##### Available data #####
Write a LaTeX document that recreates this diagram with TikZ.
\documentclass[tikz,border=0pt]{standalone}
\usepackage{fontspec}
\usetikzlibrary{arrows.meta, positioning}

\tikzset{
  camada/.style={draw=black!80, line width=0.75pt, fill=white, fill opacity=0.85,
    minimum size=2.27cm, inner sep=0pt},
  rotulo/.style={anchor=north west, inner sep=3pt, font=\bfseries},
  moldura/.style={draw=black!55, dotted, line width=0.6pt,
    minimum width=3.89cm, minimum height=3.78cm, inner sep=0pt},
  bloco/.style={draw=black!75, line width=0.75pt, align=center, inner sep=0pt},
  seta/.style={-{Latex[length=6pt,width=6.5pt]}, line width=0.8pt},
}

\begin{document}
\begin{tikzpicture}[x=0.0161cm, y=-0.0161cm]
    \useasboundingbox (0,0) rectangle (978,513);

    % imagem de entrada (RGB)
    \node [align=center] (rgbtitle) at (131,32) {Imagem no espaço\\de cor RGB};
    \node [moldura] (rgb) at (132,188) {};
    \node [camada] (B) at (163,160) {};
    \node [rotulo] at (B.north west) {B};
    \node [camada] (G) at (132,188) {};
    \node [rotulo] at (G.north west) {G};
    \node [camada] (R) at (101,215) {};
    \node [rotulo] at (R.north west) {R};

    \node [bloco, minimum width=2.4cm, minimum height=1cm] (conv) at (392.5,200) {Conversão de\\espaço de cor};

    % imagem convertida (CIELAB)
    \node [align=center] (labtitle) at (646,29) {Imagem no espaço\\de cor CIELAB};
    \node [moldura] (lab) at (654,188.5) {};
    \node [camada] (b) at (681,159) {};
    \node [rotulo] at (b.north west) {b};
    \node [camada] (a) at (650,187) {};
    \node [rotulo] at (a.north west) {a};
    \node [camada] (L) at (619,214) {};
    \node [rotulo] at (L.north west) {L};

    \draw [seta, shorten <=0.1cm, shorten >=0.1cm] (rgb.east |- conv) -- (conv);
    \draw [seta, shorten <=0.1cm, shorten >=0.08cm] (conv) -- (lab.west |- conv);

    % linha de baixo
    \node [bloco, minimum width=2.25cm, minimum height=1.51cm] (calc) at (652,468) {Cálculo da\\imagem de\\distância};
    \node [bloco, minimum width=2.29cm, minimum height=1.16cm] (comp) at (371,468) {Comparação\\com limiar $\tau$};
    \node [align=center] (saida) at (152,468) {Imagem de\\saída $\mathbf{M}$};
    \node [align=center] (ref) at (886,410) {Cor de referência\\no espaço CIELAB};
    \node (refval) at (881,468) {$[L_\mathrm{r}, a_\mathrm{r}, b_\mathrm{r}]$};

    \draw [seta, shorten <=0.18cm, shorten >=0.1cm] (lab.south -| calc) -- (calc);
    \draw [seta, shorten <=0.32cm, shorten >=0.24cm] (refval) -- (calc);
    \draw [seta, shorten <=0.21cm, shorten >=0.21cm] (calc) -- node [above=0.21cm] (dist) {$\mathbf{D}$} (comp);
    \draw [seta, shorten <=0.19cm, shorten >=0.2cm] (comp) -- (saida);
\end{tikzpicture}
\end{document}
#####
[Task to complete]
Quote the material exactly, leaving nothing out.

[Complete answer]
Write a LaTeX document that recreates this diagram with TikZ.
\documentclass[tikz,border=0pt]{standalone}
\usepackage{fontspec}
\usetikzlibrary{arrows.meta, positioning}

\tikzset{
  camada/.style={draw=black!80, line width=0.75pt, fill=white, fill opacity=0.85,
    minimum size=2.27cm, inner sep=0pt},
  rotulo/.style={anchor=north west, inner sep=3pt, font=\bfseries},
  moldura/.style={draw=black!55, dotted, line width=0.6pt,
    minimum width=3.89cm, minimum height=3.78cm, inner sep=0pt},
  bloco/.style={draw=black!75, line width=0.75pt, align=center, inner sep=0pt},
  seta/.style={-{Latex[length=6pt,width=6.5pt]}, line width=0.8pt},
}

\begin{document}
\begin{tikzpicture}[x=0.0161cm, y=-0.0161cm]
    \useasboundingbox (0,0) rectangle (978,513);

    % imagem de entrada (RGB)
    \node [align=center] (rgbtitle) at (131,32) {Imagem no espaço\\de cor RGB};
    \node [moldura] (rgb) at (132,188) {};
    \node [camada] (B) at (163,160) {};
    \node [rotulo] at (B.north west) {B};
    \node [camada] (G) at (132,188) {};
    \node [rotulo] at (G.north west) {G};
    \node [camada] (R) at (101,215) {};
    \node [rotulo] at (R.north west) {R};

    \node [bloco, minimum width=2.4cm, minimum height=1cm] (conv) at (392.5,200) {Conversão de\\espaço de cor};

    % imagem convertida (CIELAB)
    \node [align=center] (labtitle) at (646,29) {Imagem no espaço\\de cor CIELAB};
    \node [moldura] (lab) at (654,188.5) {};
    \node [camada] (b) at (681,159) {};
    \node [rotulo] at (b.north west) {b};
    \node [camada] (a) at (650,187) {};
    \node [rotulo] at (a.north west) {a};
    \node [camada] (L) at (619,214) {};
    \node [rotulo] at (L.north west) {L};

    \draw [seta, shorten <=0.1cm, shorten >=0.1cm] (rgb.east |- conv) -- (conv);
    \draw [seta, shorten <=0.1cm, shorten >=0.08cm] (conv) -- (lab.west |- conv);

    % linha de baixo
    \node [bloco, minimum width=2.25cm, minimum height=1.51cm] (calc) at (652,468) {Cálculo da\\imagem de\\distância};
    \node [bloco, minimum width=2.29cm, minimum height=1.16cm] (comp) at (371,468) {Comparação\\com limiar $\tau$};
    \node [align=center] (saida) at (152,468) {Imagem de\\saída $\mathbf{M}$};
    \node [align=center] (ref) at (886,410) {Cor de referência\\no espaço CIELAB};
    \node (refval) at (881,468) {$[L_\mathrm{r}, a_\mathrm{r}, b_\mathrm{r}]$};

    \draw [seta, shorten <=0.18cm, shorten >=0.1cm] (lab.south -| calc) -- (calc);
    \draw [seta, shorten <=0.32cm, shorten >=0.24cm] (refval) -- (calc);
    \draw [seta, shorten <=0.21cm, shorten >=0.21cm] (calc) -- node [above=0.21cm] (dist) {$\mathbf{D}$} (comp);
    \draw [seta, shorten <=0.19cm, shorten >=0.2cm] (comp) -- (saida);
\end{tikzpicture}
\end{document}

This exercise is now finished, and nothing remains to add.